Leave out the pictures, then reproduce the rest of the material exactly.
BEGIN DATA SHOWN
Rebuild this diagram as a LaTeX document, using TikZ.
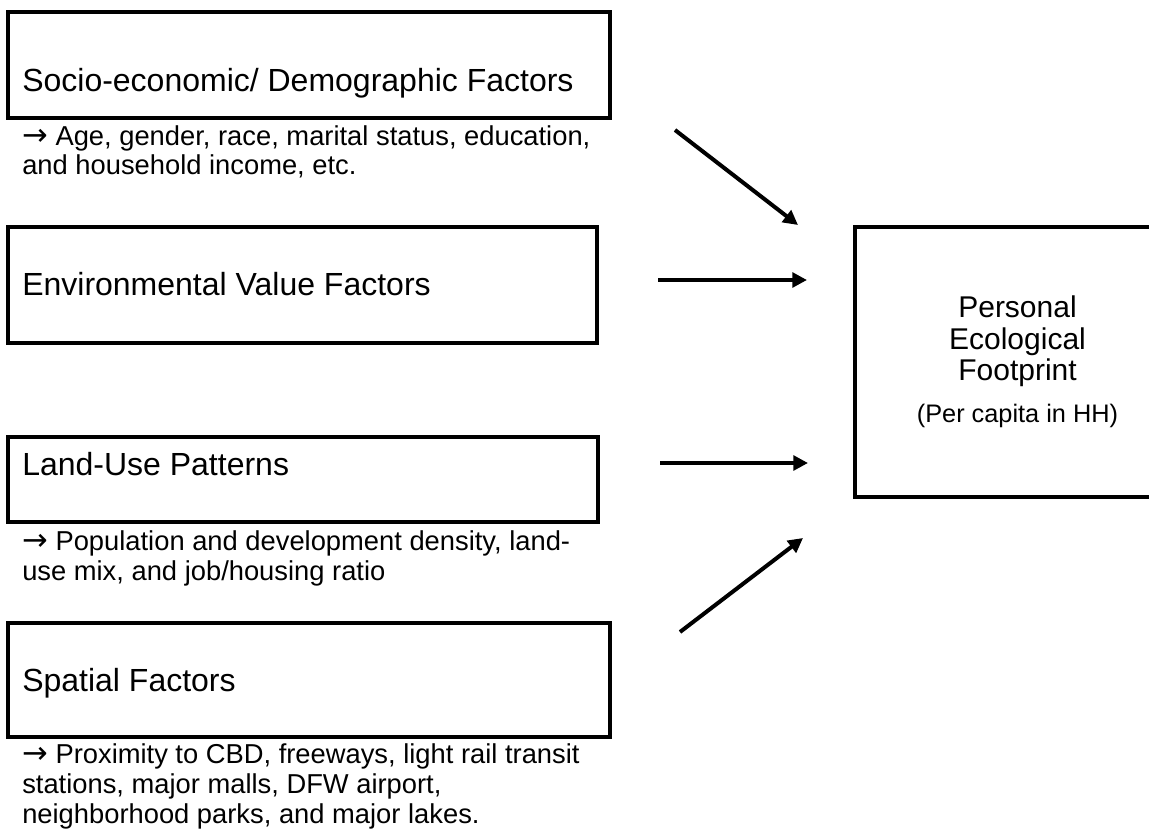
\documentclass[tikz,border=0pt]{standalone}
\usepackage{fontspec}
\setmainfont{Liberation Sans}
\newfontfamily\arrowfont{DejaVu Sans}
\usetikzlibrary{arrows.meta,positioning,calc}

\begin{document}
\begin{tikzpicture}[x=0.75pt,y=-0.75pt]
\tikzstyle{factorBox}=[draw=black,line width=3pt,inner sep=0pt,outer sep=0pt]
\tikzstyle{boxTitle}=[anchor=base west,inner sep=0pt,font=\fontsize{24}{28}\selectfont]
\tikzstyle{annot}=[anchor=base west,inner sep=0pt,align=left,font=\fontsize{20.5}{22.3}\selectfont]
\tikzstyle{myEdge}=[line width=3pt,-{Triangle[length=11pt,width=11pt]}]

\newcommand{\factorbox}[5]{
\node[factorBox,anchor=north west,minimum width=#4,minimum height=#5] (#1) at (#2,#3) {};
}
\newcommand{\pointer}{{\arrowfont\fontsize{23}{22}\selectfont →}}

\clip (0,0) rectangle (1149,831);

% the four groups of factors
\factorbox{socio}{8}{12}{451.5pt}{79.5pt}
\factorbox{value}{8}{227}{441.75pt}{87pt}
\factorbox{landuse}{8}{437}{442.5pt}{63.75pt}
\factorbox{spatial}{8}{623}{451.5pt}{85.5pt}

\node[boxTitle] (socioTitle) at (22,92) {Socio-economic/ Demographic Factors};
\node[boxTitle] (valueTitle) at (22,295) {Environmental Value Factors};
\node[boxTitle] (landuseTitle) at (22,475) {Land-Use Patterns};
\node[boxTitle] (spatialTitle) at (22,691) {Spatial Factors};

% base of a multi-line node = last line
\node[annot] (socioNote) at (22,175) {\pointer\ Age, gender, race, marital status, education,\\and household income, etc.};
\node[annot] (landuseNote) at (22,580) {\pointer\ Population and development density, land-\\use mix, and job/housing ratio};
\node[annot] (spatialNote) at (22,823) {\pointer\ Proximity to CBD, freeways, light rail transit\\stations, major malls, DFW airport,\\neighborhood parks, and major lakes.};

% outcome
\node[factorBox,anchor=north west,minimum width=243.75pt,minimum height=202.5pt,
  align=center,font=\fontsize{22.5}{23.6}\selectfont] (footprint) at (855,227)
  {Personal\\Ecological\\Footprint\\[8pt]{\fontsize{19}{22}\selectfont(Per capita in HH)}};

% arrows
\foreach \name/\sx/\sy/\ex/\ey in {socio/675/130/798/225,value/658/280/807/280,
    landuse/660/463/808/463,spatial/680/632/803/538}{
\coordinate (\name Tail) at (\sx,\sy);
\coordinate (\name Head) at (\ex,\ey);
}
\foreach \name in {socio,value,landuse,spatial}
    \draw[myEdge] (\name Tail) -- (\name Head);
\end{tikzpicture}
\end{document}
END DATA SHOWN
■ TASK SOLUTION
Rebuild this diagram as a LaTeX document, using TikZ.
\documentclass[tikz,border=0pt]{standalone}
\usepackage{fontspec}
\setmainfont{Liberation Sans}
\newfontfamily\arrowfont{DejaVu Sans}
\usetikzlibrary{arrows.meta,positioning,calc}

\begin{document}
\begin{tikzpicture}[x=0.75pt,y=-0.75pt]
\tikzstyle{factorBox}=[draw=black,line width=3pt,inner sep=0pt,outer sep=0pt]
\tikzstyle{boxTitle}=[anchor=base west,inner sep=0pt,font=\fontsize{24}{28}\selectfont]
\tikzstyle{annot}=[anchor=base west,inner sep=0pt,align=left,font=\fontsize{20.5}{22.3}\selectfont]
\tikzstyle{myEdge}=[line width=3pt,-{Triangle[length=11pt,width=11pt]}]

\newcommand{\factorbox}[5]{
\node[factorBox,anchor=north west,minimum width=#4,minimum height=#5] (#1) at (#2,#3) {};
}
\newcommand{\pointer}{{\arrowfont\fontsize{23}{22}\selectfont →}}

\clip (0,0) rectangle (1149,831);

% the four groups of factors
\factorbox{socio}{8}{12}{451.5pt}{79.5pt}
\factorbox{value}{8}{227}{441.75pt}{87pt}
\factorbox{landuse}{8}{437}{442.5pt}{63.75pt}
\factorbox{spatial}{8}{623}{451.5pt}{85.5pt}

\node[boxTitle] (socioTitle) at (22,92) {Socio-economic/ Demographic Factors};
\node[boxTitle] (valueTitle) at (22,295) {Environmental Value Factors};
\node[boxTitle] (landuseTitle) at (22,475) {Land-Use Patterns};
\node[boxTitle] (spatialTitle) at (22,691) {Spatial Factors};

% base of a multi-line node = last line
\node[annot] (socioNote) at (22,175) {\pointer\ Age, gender, race, marital status, education,\\and household income, etc.};
\node[annot] (landuseNote) at (22,580) {\pointer\ Population and development density, land-\\use mix, and job/housing ratio};
\node[annot] (spatialNote) at (22,823) {\pointer\ Proximity to CBD, freeways, light rail transit\\stations, major malls, DFW airport,\\neighborhood parks, and major lakes.};

% outcome
\node[factorBox,anchor=north west,minimum width=243.75pt,minimum height=202.5pt,
  align=center,font=\fontsize{22.5}{23.6}\selectfont] (footprint) at (855,227)
  {Personal\\Ecological\\Footprint\\[8pt]{\fontsize{19}{22}\selectfont(Per capita in HH)}};

% arrows
\foreach \name/\sx/\sy/\ex/\ey in {socio/675/130/798/225,value/658/280/807/280,
    landuse/660/463/808/463,spatial/680/632/803/538}{
\coordinate (\name Tail) at (\sx,\sy);
\coordinate (\name Head) at (\ex,\ey);
}
\foreach \name in {socio,value,landuse,spatial}
    \draw[myEdge] (\name Tail) -- (\name Head);
\end{tikzpicture}
\end{document}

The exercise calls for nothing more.